A malaphor mixes two aphorisms in a comical way. The term was coined by Lawrence Harrison in 1976. He recognized something about the way people talk, and he hit the nail right on the nose. There’s a fellow nowadays who runs a blog about them. He calls himself “The Malaphor King.”

“You’ve opened a can of worms, now lie in it.” We sort of understand what’s going on here, but the imagery is ridiculous. If you say, “that’s no skin off my teeth” you might convey the general lack of concern, at the risk of some silliness. “Out of the woods and into the fire” mixes “we’re not out of the woods yet” and “out of the frying pan and into the fire.”
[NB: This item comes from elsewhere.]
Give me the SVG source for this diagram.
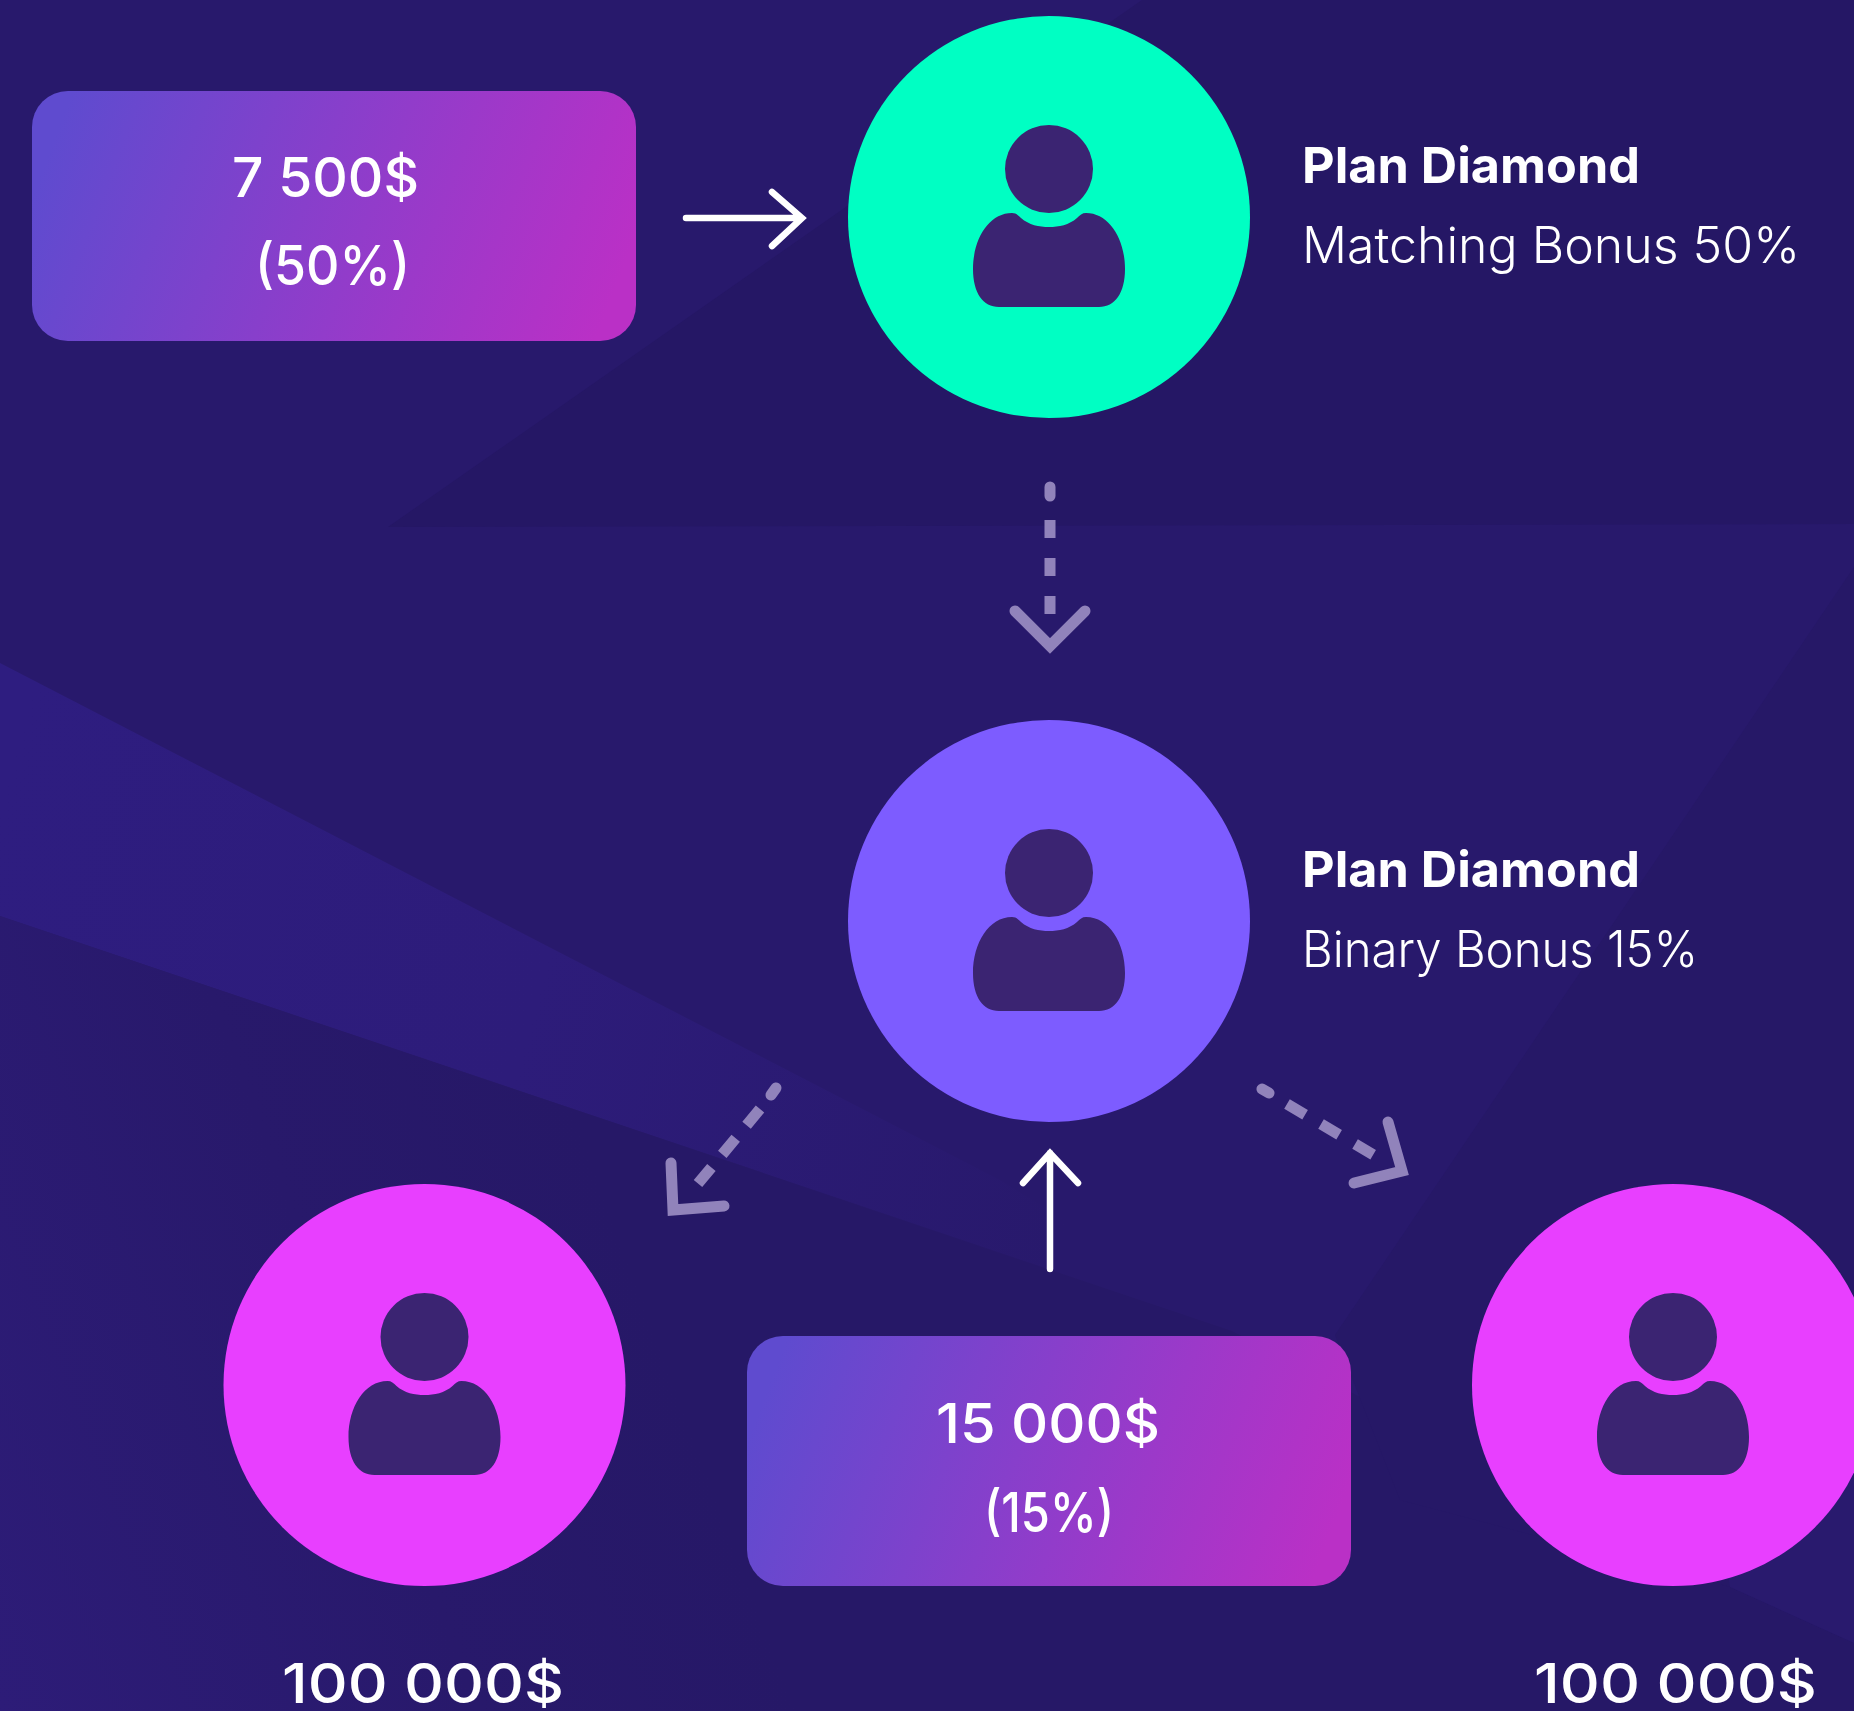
<svg xmlns="http://www.w3.org/2000/svg" width="1854" height="1711" viewBox="0 0 1854 1711">
<style>
.t{font-family:"Inter","Lato","Liberation Sans",sans-serif;fill:#fff}
.m{font-size:55px;font-weight:500}
.h{font-size:50px;font-weight:700}
.s{font-size:50px;font-weight:300}
.wa{fill:none;stroke:#fff;stroke-width:6.500;stroke-linecap:round;stroke-linejoin:miter}
.da{fill:none;stroke:#9183bb;stroke-width:11}
.dr{fill:none;stroke:#9183bb;stroke-width:11;stroke-linecap:round}
.dh{fill:none;stroke:#9183bb;stroke-width:11;stroke-linecap:round;stroke-linejoin:miter}
.p{fill:#3b2472}
</style>
<defs>
<linearGradient id="g" x1="0" y1="0.42" x2="1" y2="0.58"><stop offset="0" stop-color="#5f4bcf"/><stop offset="1" stop-color="#ba30c6"/></linearGradient>
<linearGradient id="b" gradientUnits="userSpaceOnUse" x1="0" y1="800" x2="1100" y2="1100"><stop offset="0" stop-color="#2e1d80"/><stop offset="0.5" stop-color="#2d1c7a"/><stop offset="1" stop-color="#28196c"/></linearGradient>
<linearGradient id="l" gradientUnits="userSpaceOnUse" x1="0" y1="1711" x2="700" y2="1450"><stop offset="0" stop-color="#2d1c78"/><stop offset="0.6" stop-color="#28196b"/><stop offset="1" stop-color="#261867"/></linearGradient>
<g id="person"><ellipse cx="0" cy="-48" rx="44" ry="44"/><path d="M-37 -4C-33 -4 -31 -2 -28 1C-20 8 -10 10 0 10C10 10 20 8 28 1C31 -2 33 -4 37 -4C60 -4 76 22 76 52C76 76 66 90 50 90L-50 90C-66 90 -76 76 -76 52C-76 22 -60 -4 -37 -4Z"/></g>
</defs>
<g id="background">
<rect width="1854" height="1711" fill="#28196c"/>
<path d="M388 527L1142 0L1854 0L1854 524Z" fill="#251765"/>
<path d="M0 663L1000 1180L1260 1340L0 916Z" fill="url(#b)"/>
<path d="M0 916L1232 1331L1730 1587L1854 1643L1854 1711L0 1711Z" fill="url(#l)"/>
<path d="M1854 567L1554 1011L1335 1335L1400 1500L1730 1587L1854 1643Z" fill="#261867"/>
<path d="M1730 1587L1854 1643L1854 1400L1700 1400Z" fill="#291a6e"/>
</g>
<g id="connectors">
<path class="wa" d="M686 218L801 218M772 192L802 218L772 246"/>
<path class="wa" d="M1050 1269L1050 1153M1023 1183L1050 1153L1078 1183"/>
<path class="dr" d="M1050 487V496"/>
<path class="da" d="M1050 520V615" stroke-dasharray="18 20"/>
<path class="dh" d="M1015 611L1050 646L1085 611"/>
<path class="dr" d="M776 1088L771 1095"/>
<path class="da" d="M760 1109L691 1192" stroke-dasharray="21 17"/>
<path class="dh" d="M671 1163L673 1210L724 1206"/>
<path class="dr" d="M1262 1089L1269 1093"/>
<path class="da" d="M1287 1104L1377 1157" stroke-dasharray="21 18.500"/>
<path class="dh" d="M1388 1122L1402 1171L1354 1183"/>
</g>
<g id="box-top"><rect x="32" y="91" width="604" height="250" rx="36" fill="url(#g)"/>
<text class="t m" x="232" y="197" textLength="187" lengthAdjust="spacingAndGlyphs">7 500$</text>
<text class="t m" x="255" y="285" textLength="155" lengthAdjust="spacingAndGlyphs">(50%)</text></g>
<g id="node-top"><circle cx="1049" cy="217" r="201" fill="#00ffc3"/><use href="#person" x="1049" y="217" class="p"/>
<text class="t h" x="1302" y="183" textLength="338" lengthAdjust="spacingAndGlyphs">Plan Diamond</text>
<text class="t s" x="1302" y="263" textLength="498" lengthAdjust="spacingAndGlyphs">Matching Bonus 50%</text></g>
<g id="node-mid"><circle cx="1049" cy="921" r="201" fill="#7d5cff"/><use href="#person" x="1049" y="921" class="p"/>
<text class="t h" x="1302" y="887" textLength="338" lengthAdjust="spacingAndGlyphs">Plan Diamond</text>
<text class="t s" x="1302" y="967" textLength="396" lengthAdjust="spacingAndGlyphs">Binary Bonus 15%</text></g>
<g id="box-bottom"><rect x="747" y="1336" width="604" height="250" rx="36" fill="url(#g)"/>
<text class="t m" x="936" y="1443" textLength="224" lengthAdjust="spacingAndGlyphs">15 000$</text>
<text class="t m" x="984" y="1532" textLength="130" lengthAdjust="spacingAndGlyphs">(15%)</text></g>
<g id="node-left"><circle cx="424.500" cy="1385" r="201" fill="#e83fff"/><use href="#person" x="424.500" y="1385" class="p"/>
<text class="t m" x="282" y="1703" textLength="282" lengthAdjust="spacingAndGlyphs">100 000$</text></g>
<g id="node-right"><circle cx="1673" cy="1385" r="201" fill="#e83fff"/><use href="#person" x="1673" y="1385" class="p"/>
<text class="t m" x="1534" y="1703" textLength="283" lengthAdjust="spacingAndGlyphs">100 000$</text></g>
</svg>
Gyles Brandreth gets credit for “I can read him like the back of my book,” and “it sticks out like a sore neck,” and “he’s burning the midnight oil from both ends.” Like many writers, he may have collected rather than coined these, but he deserves thanks for writing them down.

The sainted (but not-yet-snuffled-off-this-moral-curl) Richard Lederer, author of many books about the lighter side of language, has offered these: “It’s time to swallow the bullet,” and “let dead dogs lie,” and “he’s between a rock and the deep blue sea.”

Language has many uses; its unintended uses may end up being fun. “We could stand here until the cows turn blue.” Or, alternatively, somebody might say, “the sacred cows will come home to roost.” Something impossible won’t happen “until the pigs freeze over.” “Does a wild bear [poop] in the wind?” I guess this is barnyard humor.

Malapropisms and mixed metaphors can be funny, but what do you get when you combine the two? The basket offspring of the infestuous union is a special kind of malaphor. Sometimes a pun is involved, so be wear of them.

To distinguish them from other malaphors, I’m going to make an ad hockey move, and call it a punaphore. I just coined the term, which may be poolish of me.

“It’s like looking for a needle in a hayride.” “You could have knocked me over with a fender.” “They are diabolically opposed.” “He’s a wolf in cheap clothing.”

You get the idea. Maybe it’s time to decease and desist.